Custom loss for decision making

Hey guys,

Getting back to learning neural networks recently.

I am trying to make a neural network that has to take a decision. At any given hour, I want to predict if the blue number is going to be greater than the orange number:

If the network predict correctly the sign of the difference, it reaps a reward equal to the difference. If it is wrong though, it would get punished by a penalty equal to the difference. For example if orange = 5 and blue = 10 and you predict Positive, you would get +5$ as a reward since blue - orange == 5. If you predicted Negative though you would get -5$. Plus there’s fixed costs for doing a prediction, 0.2$ for a positive prediction, 1.2$ for a negative prediction.

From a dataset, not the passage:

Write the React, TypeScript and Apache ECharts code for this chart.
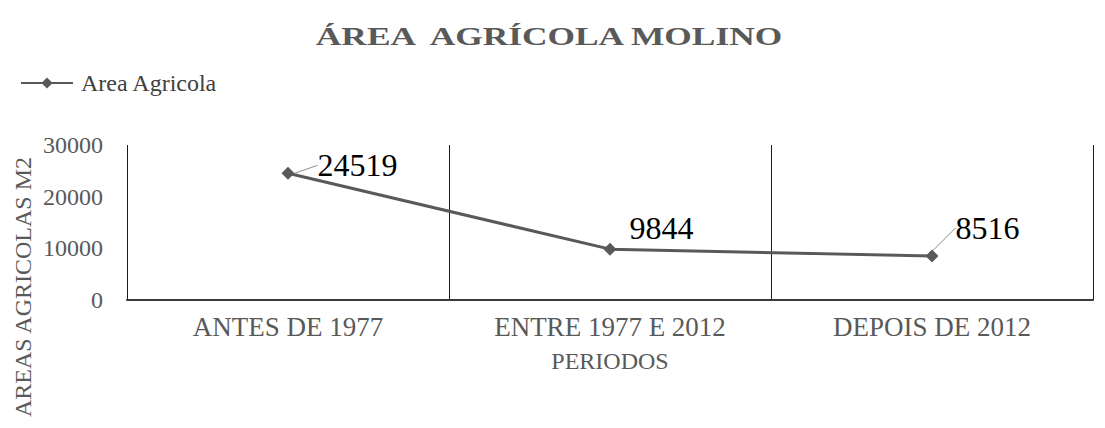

I would also like the network to be able to decide to do nothing if it is not certain enough. The cost of being wrong is pretty steep and also each time you do a prediction there’s a fixed cost. So ideally I would prefer not to do anything if the network is not sure enough.

The network must choose between three choices:

  • Do nothing
  • Bet negative
  • Bet positive

I want to make a custom loss function that take this into account.

I have a tabular model that outputs 3 outputs. I pass that to softmax, which gives me a tensor of probabilities the model assign to each choice…

Here is my first crack at it:

class ProfitLoss(Module):    
    def forward(self, out, targs):
        # out is a tensor [batch, 3] where [:,0] == do nothing, [:,1] == Bet negative, [:,2] == Bet Positive
        # we do softmax on it, which returns probability for each choice that sums to 1
        out = torch.softmax(out, dim=1)
        
        # targs is the difference between orange and blue and it is the target in my dataloader
        # we multiply it by [0,-1,1], so if target == 500, then targs becomes [0, -500, 500]
        targs = targs * torch.tensor([0, -1, 1], device='cuda')
        
        # we multiply it by the probabilities, let's say [0.2, 0.6, 0.2] * [0, -500, 500] = [0,-300, 100]
        loss = out * targs
        
        # We add our fixed cost per prediction, 1.2$ for negative, 0.2$ for positive and 0$ for doing nothing
        loss += torch.tensor([0, -1.2, -0.2], device='cuda')
        
        # I sum on the first axis, [0, -300, 100] = [-200] so I would lose 200$ here
        loss = loss.sum(axis=1)
        
        # We make this negative because we are calculating gains, but we want to minimize the loss
        return -torch.mean(loss)

How could I make this better? My gut feeling is that multiplying it by the tensor [0, -1, 1] probably cause gradient problems in the first position because we are multiplying by zero…

Any pointers to literature that could be interesting to learn more or any tips would be appreciated!

Thanks a lot!

1 Like

Hi @etremblay

Really great first formulation of the loss. I would like to know if you were further able to find any literature or do some research related to this.

I would think one thing which could help is normalization of the targets (i.e. blue - orange) to be in the range of [0,1] or standardization might help since using values with O(2) magnitude might cause problems in backpropagation…

Thanks,
Vinayak.

1 Like

I was not really able to figure out this problem, but found some relevant literature to penalize the neural network more if it predicts something in the wrong sign direction:

Implementation in PyTorch: GitHub - JDE65/CustomLoss: Custom Loss functions for asset return prediction with deep learning regression

1 Like

For anyone interested I found papers related to this. I didn’t know but the right term to search google is “learning to abstain”. When the network is uncertain, it sends a signal (using various mechanism depending on the paper) that it it too uncertain to predict.